Il y avait quelques temps déjà que le reportage d’un ami
cyclotouriste décrivant la route des crêtes de l’Assietta
m’avait séduit. L’image de cette piste m’avait envoûté comme
jadis la « Lorelei » pour les bateliers du Rhin. Il y avait
de quoi. D’ailleurs, pour être franc, je ne connais pas un
chasseur de cols qui puisse rester indifférent à cet
itinéraire. En quelque cinquante bornes, ce parcours ne
totalise pas moins de onze cols au-delà de 2000 mètres
d’altitude. Une courte variante permet même de porter ce
total à treize. Un chiffre qui ne porte pas bonheur,
paraît-il !
Avant d’entrer dans le vif du sujet, il serait peut-être
utile de situer le « Massif de l’Assietta ».
Un peu de géographie ne fait jamais de tort. C'est excellent
pour dépoussiérer les étages de la mémoire.
Situons le massif des Alpes. Non ! Ce n'est pas vrai ! Vous
avez un trou de mémoire. Alors, faites comme Poulidor, il a
appris sa géo par cœur en roulant ses "Tours de France".

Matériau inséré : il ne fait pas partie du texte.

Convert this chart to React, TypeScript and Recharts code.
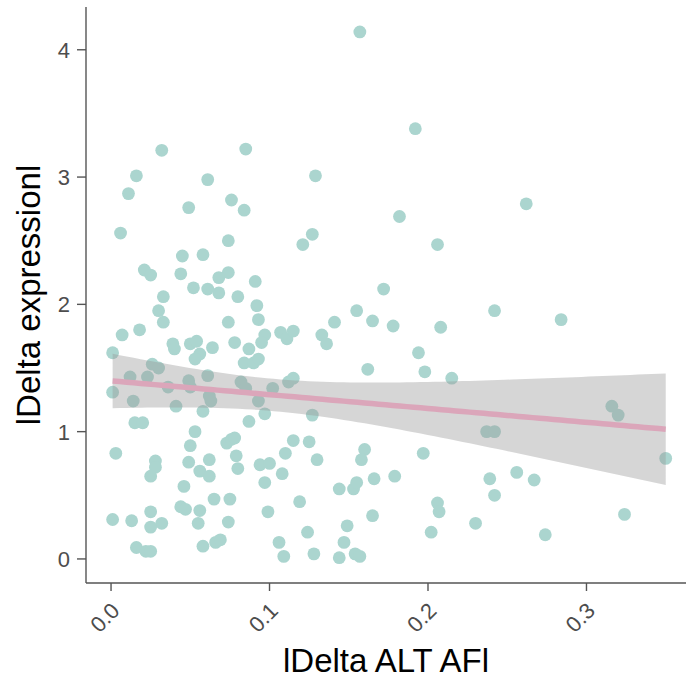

C'est la méthode la plus efficace. Quant à la masse rocheuse
de l'Assietta, elle sépare la vallée de la Doire Ripaire
(Susa) de celle de Chisone dont la cité de Pinerolo fut, à
l’époque de la monarchie de droit absolu en France, une
place forte ou un verrou frontalier des Alpes piémontaises.
Cette crête montagneuse se dresse entre la métropole
italienne de Turin et Briançon, la sous-préfecture du
département des Hautes-Alpes. Cette petite cité montagnarde
doit ses lettres de noblesse à Vauban et au Tour de France.
Voilà, chers lecteurs, pour le décrassage de votre mémoire.
Avouez que je n'ai pas fait de l'excès de zèle dans mes
commentaires ! Cela eût pu être pire !
Quoi qu’il en soit, cette route des crêtes, qui est une
ancienne piste militaire, m’a réservé l’éventail complet des
sensations que peu de randonneurs découvrent au cours de
leurs pérégrinations. Cette piste m’a octroyé tantôt des
surprises flirtant avec les voluptés procurées par les
neiges éternelles de l’horizon, tantôt des déboires côtoyant
les affres de l’enfer.
Lac de Serre-Ponçon
Voilà, pour le décor. Le
moment est enfin venu d’entamer le récit.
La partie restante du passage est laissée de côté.